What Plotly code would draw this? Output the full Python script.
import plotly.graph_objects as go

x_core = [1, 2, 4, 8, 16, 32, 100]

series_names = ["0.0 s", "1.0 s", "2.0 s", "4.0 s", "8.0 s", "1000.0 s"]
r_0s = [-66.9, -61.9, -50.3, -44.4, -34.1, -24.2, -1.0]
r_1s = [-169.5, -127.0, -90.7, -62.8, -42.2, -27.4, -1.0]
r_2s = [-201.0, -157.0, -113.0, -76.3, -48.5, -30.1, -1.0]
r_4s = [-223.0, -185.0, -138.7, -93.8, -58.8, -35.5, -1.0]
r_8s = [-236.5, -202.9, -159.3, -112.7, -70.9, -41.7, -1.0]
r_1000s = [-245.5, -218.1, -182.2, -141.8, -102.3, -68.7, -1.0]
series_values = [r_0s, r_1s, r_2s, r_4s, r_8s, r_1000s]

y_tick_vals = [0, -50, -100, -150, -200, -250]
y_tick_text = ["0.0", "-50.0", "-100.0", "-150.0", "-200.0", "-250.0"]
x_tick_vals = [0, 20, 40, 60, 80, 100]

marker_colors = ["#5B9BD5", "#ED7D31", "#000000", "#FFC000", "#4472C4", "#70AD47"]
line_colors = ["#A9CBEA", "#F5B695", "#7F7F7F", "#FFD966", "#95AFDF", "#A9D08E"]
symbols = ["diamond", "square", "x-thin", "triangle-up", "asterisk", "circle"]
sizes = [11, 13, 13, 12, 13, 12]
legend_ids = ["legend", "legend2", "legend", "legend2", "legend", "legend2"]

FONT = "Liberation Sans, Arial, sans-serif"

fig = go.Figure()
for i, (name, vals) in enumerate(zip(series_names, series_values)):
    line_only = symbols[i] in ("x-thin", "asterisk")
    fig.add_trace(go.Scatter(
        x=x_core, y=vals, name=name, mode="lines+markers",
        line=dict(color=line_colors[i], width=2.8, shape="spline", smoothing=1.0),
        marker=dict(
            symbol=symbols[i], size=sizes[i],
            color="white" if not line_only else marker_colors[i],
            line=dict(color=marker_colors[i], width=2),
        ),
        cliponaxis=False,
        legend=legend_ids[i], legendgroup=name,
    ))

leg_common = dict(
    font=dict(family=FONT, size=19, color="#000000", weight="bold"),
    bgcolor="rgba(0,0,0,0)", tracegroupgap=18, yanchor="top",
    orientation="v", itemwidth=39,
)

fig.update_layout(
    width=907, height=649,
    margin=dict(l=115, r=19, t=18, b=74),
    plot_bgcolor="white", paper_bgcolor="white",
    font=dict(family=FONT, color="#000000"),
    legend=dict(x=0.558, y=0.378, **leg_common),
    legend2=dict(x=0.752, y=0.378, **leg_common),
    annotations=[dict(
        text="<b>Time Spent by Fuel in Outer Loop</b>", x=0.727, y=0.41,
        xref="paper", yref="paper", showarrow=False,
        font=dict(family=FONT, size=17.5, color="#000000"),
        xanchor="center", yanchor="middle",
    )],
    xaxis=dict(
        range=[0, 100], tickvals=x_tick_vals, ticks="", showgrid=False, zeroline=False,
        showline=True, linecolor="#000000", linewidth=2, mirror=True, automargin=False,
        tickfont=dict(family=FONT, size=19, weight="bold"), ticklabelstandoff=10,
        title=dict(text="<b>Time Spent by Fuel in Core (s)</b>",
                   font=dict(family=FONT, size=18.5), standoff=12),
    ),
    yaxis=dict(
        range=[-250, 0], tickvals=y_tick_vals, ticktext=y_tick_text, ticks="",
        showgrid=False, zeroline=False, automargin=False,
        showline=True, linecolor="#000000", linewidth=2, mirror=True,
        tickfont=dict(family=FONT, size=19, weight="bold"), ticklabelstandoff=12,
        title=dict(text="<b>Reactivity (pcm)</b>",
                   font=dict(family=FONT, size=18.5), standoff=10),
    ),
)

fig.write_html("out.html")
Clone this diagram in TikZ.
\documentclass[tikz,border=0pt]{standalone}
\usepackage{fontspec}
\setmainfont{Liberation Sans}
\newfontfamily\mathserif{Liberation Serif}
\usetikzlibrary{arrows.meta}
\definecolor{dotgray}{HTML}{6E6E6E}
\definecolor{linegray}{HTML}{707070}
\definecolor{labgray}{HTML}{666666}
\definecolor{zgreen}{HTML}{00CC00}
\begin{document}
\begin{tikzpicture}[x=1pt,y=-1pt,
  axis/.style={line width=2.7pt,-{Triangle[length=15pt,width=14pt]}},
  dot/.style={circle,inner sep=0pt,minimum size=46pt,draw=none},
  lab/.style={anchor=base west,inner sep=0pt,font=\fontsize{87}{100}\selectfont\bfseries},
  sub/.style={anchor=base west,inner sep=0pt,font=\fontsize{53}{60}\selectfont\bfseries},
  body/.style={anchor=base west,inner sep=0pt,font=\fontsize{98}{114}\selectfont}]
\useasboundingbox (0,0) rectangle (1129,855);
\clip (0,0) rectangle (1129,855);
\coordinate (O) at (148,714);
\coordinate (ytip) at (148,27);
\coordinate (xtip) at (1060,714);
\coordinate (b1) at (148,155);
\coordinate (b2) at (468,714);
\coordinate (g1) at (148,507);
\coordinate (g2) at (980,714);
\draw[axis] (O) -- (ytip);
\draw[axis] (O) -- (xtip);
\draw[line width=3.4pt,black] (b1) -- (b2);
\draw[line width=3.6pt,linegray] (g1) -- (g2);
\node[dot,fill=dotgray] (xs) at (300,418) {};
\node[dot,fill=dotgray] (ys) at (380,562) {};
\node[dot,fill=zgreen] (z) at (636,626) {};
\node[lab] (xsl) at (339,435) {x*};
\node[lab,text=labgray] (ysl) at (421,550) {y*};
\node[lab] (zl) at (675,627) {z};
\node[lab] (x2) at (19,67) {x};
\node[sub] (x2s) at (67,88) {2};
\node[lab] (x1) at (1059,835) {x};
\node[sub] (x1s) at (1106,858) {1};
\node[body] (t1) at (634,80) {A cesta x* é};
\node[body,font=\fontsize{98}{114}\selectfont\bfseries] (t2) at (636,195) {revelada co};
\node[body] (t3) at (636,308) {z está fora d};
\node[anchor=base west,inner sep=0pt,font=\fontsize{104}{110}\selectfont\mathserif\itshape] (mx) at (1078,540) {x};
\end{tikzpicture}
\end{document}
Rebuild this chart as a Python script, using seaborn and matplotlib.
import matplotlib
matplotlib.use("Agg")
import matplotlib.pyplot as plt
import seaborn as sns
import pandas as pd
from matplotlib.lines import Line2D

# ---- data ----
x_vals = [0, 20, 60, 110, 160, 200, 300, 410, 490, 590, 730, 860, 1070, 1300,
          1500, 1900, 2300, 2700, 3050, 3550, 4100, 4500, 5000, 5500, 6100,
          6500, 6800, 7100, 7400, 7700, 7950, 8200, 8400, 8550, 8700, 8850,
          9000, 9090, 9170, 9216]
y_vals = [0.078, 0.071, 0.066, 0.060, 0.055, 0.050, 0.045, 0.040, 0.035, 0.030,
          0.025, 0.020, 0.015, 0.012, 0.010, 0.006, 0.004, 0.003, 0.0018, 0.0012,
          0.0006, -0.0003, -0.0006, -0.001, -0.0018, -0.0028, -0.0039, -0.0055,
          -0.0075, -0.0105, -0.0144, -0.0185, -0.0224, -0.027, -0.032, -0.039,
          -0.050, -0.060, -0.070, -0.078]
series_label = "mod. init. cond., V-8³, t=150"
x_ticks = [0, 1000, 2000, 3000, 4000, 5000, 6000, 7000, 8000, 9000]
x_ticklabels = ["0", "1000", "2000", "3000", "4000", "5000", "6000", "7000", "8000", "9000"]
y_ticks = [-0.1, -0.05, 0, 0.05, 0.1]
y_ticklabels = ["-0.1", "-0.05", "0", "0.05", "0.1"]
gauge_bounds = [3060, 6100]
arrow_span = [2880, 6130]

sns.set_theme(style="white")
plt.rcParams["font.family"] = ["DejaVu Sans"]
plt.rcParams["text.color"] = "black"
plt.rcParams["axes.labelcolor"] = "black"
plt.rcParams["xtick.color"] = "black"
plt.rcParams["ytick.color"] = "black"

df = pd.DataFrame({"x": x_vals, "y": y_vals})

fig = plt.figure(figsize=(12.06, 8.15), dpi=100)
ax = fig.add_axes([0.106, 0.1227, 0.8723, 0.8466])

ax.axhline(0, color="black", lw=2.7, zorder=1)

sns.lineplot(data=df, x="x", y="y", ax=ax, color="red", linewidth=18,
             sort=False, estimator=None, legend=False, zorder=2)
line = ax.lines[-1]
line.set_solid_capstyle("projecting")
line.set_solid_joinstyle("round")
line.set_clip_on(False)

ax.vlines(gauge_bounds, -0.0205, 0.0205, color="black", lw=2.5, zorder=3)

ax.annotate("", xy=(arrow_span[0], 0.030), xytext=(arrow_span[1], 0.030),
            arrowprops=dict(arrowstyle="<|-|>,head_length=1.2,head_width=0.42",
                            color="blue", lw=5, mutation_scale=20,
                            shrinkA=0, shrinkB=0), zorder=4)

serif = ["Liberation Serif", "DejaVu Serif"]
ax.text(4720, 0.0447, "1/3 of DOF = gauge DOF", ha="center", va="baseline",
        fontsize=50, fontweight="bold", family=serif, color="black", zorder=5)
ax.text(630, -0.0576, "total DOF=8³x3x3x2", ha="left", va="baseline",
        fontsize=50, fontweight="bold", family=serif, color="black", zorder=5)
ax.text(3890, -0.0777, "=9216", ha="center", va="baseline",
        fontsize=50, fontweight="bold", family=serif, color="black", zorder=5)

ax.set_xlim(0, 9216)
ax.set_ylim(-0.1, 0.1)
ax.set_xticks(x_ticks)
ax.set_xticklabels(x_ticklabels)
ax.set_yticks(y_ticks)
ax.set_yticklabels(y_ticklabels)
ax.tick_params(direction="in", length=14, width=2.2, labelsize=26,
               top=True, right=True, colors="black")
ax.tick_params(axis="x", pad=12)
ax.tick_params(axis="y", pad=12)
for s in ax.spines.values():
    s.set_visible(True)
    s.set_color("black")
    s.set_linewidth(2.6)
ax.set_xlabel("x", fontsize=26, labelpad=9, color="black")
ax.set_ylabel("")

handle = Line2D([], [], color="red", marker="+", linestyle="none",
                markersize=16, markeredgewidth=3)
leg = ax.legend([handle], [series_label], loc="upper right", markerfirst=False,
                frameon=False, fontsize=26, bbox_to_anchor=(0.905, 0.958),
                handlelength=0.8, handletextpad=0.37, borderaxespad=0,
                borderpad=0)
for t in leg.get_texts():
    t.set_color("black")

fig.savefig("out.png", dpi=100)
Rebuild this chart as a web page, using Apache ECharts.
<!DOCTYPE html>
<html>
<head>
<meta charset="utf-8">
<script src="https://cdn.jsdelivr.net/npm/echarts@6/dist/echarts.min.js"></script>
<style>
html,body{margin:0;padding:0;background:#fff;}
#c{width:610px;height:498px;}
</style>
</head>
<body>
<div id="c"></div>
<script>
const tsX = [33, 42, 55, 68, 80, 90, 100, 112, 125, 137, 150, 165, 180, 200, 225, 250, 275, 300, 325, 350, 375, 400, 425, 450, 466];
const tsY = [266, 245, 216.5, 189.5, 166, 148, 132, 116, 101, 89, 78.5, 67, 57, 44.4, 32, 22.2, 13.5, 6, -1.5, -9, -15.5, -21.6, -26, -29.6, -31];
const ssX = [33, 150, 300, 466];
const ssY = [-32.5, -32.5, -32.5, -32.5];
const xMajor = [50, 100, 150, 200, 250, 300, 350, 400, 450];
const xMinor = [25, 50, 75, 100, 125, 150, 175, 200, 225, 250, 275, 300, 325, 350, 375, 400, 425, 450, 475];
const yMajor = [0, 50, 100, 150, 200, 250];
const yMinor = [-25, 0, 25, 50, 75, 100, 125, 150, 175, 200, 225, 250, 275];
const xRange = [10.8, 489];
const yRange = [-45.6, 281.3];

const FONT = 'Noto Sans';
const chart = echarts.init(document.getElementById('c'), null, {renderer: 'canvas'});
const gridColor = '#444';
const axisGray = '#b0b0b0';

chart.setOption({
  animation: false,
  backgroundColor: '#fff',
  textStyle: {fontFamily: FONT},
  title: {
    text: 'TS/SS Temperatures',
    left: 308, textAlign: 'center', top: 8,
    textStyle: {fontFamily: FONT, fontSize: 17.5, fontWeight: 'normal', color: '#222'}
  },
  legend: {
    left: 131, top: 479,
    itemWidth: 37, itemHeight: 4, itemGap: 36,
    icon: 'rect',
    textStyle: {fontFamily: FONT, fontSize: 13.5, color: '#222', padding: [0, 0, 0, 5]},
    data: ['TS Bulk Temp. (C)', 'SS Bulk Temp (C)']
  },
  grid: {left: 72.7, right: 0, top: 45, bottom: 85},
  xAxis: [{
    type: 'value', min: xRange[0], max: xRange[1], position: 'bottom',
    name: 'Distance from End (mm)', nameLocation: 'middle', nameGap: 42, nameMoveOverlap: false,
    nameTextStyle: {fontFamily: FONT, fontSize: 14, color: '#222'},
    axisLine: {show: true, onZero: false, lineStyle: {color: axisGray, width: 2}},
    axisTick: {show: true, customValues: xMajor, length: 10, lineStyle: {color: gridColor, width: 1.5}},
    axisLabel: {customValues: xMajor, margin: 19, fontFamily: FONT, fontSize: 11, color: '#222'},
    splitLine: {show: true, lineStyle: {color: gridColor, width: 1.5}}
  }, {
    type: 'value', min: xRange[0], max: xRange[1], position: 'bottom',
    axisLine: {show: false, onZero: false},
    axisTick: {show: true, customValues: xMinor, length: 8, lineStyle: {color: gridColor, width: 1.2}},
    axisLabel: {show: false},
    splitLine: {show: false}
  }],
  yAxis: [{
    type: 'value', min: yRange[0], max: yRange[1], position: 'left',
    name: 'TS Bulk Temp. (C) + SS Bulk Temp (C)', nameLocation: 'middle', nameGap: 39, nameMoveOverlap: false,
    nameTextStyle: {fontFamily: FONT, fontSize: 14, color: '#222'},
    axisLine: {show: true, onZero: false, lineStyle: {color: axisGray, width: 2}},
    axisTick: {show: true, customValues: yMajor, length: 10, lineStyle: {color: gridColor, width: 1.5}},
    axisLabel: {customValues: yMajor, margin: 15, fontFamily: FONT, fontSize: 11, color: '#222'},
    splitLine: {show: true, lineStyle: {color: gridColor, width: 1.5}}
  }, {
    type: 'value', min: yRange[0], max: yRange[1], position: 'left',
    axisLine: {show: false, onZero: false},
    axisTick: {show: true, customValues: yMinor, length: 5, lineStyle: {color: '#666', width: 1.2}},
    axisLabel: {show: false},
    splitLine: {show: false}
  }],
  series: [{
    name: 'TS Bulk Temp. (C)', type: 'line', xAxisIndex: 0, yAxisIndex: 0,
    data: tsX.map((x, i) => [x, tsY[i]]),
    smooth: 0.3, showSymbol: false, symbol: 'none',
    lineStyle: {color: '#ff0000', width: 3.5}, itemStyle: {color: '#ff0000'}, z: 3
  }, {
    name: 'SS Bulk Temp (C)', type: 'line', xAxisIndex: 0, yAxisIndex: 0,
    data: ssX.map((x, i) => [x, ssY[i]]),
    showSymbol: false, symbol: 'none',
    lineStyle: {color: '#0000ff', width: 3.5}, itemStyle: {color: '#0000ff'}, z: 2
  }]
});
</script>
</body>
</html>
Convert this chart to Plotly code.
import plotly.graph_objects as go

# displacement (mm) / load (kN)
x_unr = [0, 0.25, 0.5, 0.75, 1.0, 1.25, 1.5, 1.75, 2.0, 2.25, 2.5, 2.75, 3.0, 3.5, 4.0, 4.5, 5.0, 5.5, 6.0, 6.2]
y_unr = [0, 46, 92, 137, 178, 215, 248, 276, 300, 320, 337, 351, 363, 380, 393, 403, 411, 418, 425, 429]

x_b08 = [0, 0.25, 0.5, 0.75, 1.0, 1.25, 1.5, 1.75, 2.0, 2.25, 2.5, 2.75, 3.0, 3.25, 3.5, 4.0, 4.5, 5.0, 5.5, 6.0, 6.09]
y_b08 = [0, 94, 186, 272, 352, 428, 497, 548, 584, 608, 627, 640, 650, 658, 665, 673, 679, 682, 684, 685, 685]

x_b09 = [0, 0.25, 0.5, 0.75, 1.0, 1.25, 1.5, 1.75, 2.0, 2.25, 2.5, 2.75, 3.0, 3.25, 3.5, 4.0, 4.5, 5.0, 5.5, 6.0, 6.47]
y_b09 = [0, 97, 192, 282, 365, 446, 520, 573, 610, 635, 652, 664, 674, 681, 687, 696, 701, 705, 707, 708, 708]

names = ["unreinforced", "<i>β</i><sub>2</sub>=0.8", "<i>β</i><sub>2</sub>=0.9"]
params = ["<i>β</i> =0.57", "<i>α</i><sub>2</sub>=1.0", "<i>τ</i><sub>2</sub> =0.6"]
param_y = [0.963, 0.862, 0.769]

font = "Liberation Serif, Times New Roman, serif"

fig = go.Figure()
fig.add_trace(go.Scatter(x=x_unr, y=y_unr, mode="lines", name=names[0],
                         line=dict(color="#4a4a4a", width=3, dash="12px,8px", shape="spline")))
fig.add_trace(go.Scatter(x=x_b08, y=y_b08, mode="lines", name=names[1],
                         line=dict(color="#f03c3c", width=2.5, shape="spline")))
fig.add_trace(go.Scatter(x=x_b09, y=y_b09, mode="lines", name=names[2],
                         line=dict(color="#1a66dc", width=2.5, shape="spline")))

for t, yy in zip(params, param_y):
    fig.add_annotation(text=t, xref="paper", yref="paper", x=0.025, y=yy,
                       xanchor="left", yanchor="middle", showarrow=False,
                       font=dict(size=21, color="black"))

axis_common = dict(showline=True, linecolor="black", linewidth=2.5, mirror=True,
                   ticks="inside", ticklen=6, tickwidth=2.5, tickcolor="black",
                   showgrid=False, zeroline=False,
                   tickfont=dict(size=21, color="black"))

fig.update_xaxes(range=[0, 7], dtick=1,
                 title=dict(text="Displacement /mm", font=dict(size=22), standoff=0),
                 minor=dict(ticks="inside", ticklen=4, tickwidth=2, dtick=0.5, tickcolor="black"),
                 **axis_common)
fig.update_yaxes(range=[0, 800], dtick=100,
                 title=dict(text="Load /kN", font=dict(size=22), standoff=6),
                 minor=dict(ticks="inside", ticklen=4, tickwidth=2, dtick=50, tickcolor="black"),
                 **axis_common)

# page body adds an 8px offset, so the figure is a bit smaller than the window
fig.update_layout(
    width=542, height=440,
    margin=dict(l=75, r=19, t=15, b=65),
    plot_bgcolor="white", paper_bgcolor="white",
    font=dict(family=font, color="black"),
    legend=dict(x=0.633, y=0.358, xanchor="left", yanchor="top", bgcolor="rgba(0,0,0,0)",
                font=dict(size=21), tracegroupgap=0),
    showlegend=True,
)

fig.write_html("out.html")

* [Requirement]
Each line from the one holding "Convert this chart to Plotly code." to the one holding "Serif, Times New", those two included, is to be transcribed exactly, and no other line.

* [Result of this task]
Convert this chart to Plotly code.
import plotly.graph_objects as go

# displacement (mm) / load (kN)
x_unr = [0, 0.25, 0.5, 0.75, 1.0, 1.25, 1.5, 1.75, 2.0, 2.25, 2.5, 2.75, 3.0, 3.5, 4.0, 4.5, 5.0, 5.5, 6.0, 6.2]
y_unr = [0, 46, 92, 137, 178, 215, 248, 276, 300, 320, 337, 351, 363, 380, 393, 403, 411, 418, 425, 429]

x_b08 = [0, 0.25, 0.5, 0.75, 1.0, 1.25, 1.5, 1.75, 2.0, 2.25, 2.5, 2.75, 3.0, 3.25, 3.5, 4.0, 4.5, 5.0, 5.5, 6.0, 6.09]
y_b08 = [0, 94, 186, 272, 352, 428, 497, 548, 584, 608, 627, 640, 650, 658, 665, 673, 679, 682, 684, 685, 685]

x_b09 = [0, 0.25, 0.5, 0.75, 1.0, 1.25, 1.5, 1.75, 2.0, 2.25, 2.5, 2.75, 3.0, 3.25, 3.5, 4.0, 4.5, 5.0, 5.5, 6.0, 6.47]
y_b09 = [0, 97, 192, 282, 365, 446, 520, 573, 610, 635, 652, 664, 674, 681, 687, 696, 701, 705, 707, 708, 708]

names = ["unreinforced", "<i>β</i><sub>2</sub>=0.8", "<i>β</i><sub>2</sub>=0.9"]
params = ["<i>β</i> =0.57", "<i>α</i><sub>2</sub>=1.0", "<i>τ</i><sub>2</sub> =0.6"]
param_y = [0.963, 0.862, 0.769]

font = "Liberation Serif, Times New Roman, serif"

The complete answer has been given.